Al progressivo allontanamento dal dollaro si è recentemente aggiunta la volontà americana di allentare la morsa attorno a tutte le valute di riferimento. Questo status porta infatti meccanicamente a una sopravvalutazione strutturale – essendo la domanda inesauribile – e quindi a una perdita di competitività delle esportazioni. Porvi rimedio è l’obiettivo economico centrale di Trump. Indebolire il dollaro, esortando anche la Federal Reserve ad abbassare i tassi in modo prematuro, consentirà in linea di principio di rafforzare le esportazioni di beni. Questa politica potrebbe arrivare fino a indurre una svalutazione concertata del dollaro, come suggeriscono le voci relative a un enigmatico accordo di “Mar a Lago”. In questa prospettiva, l’oro fungerebbe da bene rifugio, poiché nessuno può svalutarlo. Da qui il suo fascino.

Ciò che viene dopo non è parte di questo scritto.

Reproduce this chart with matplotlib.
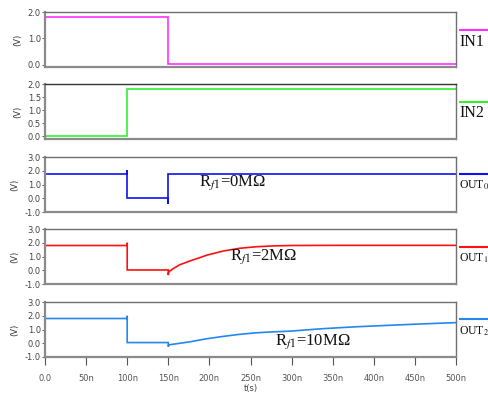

Infine, altri fattori congiunturali concorrono a sostenere la dinamica dell’oro, in particolare le aspettative di inflazione in rialzo negli Stati Uniti a causa degli effetti attesi dall’aumento delle tasse sui beni importati. Interviene pure la mancata risoluzione dei conflitti emblematici, in particolare in Ucraina, in Medio Oriente o nel Mar Rosso.
Queste dinamiche promettono un brillante futuro per l’oro anche se il vigore della sua crescita solleva interrogativi, in particolare se confrontata con quella dell’argento. Di solito, questi metalli hanno traiettorie relativamente simili. Ma nel 1980 come nel 2011, quando l’argento registrò un aumento eccessivo rispetto al suo splendente gemello, si registrò una violenta correzione. La situazione attuale è identica, a ruoli invertiti. Prudenza quindi nei confronti del metallo radioso, anche se mai mancheranno le catastrofi per farlo luccicare.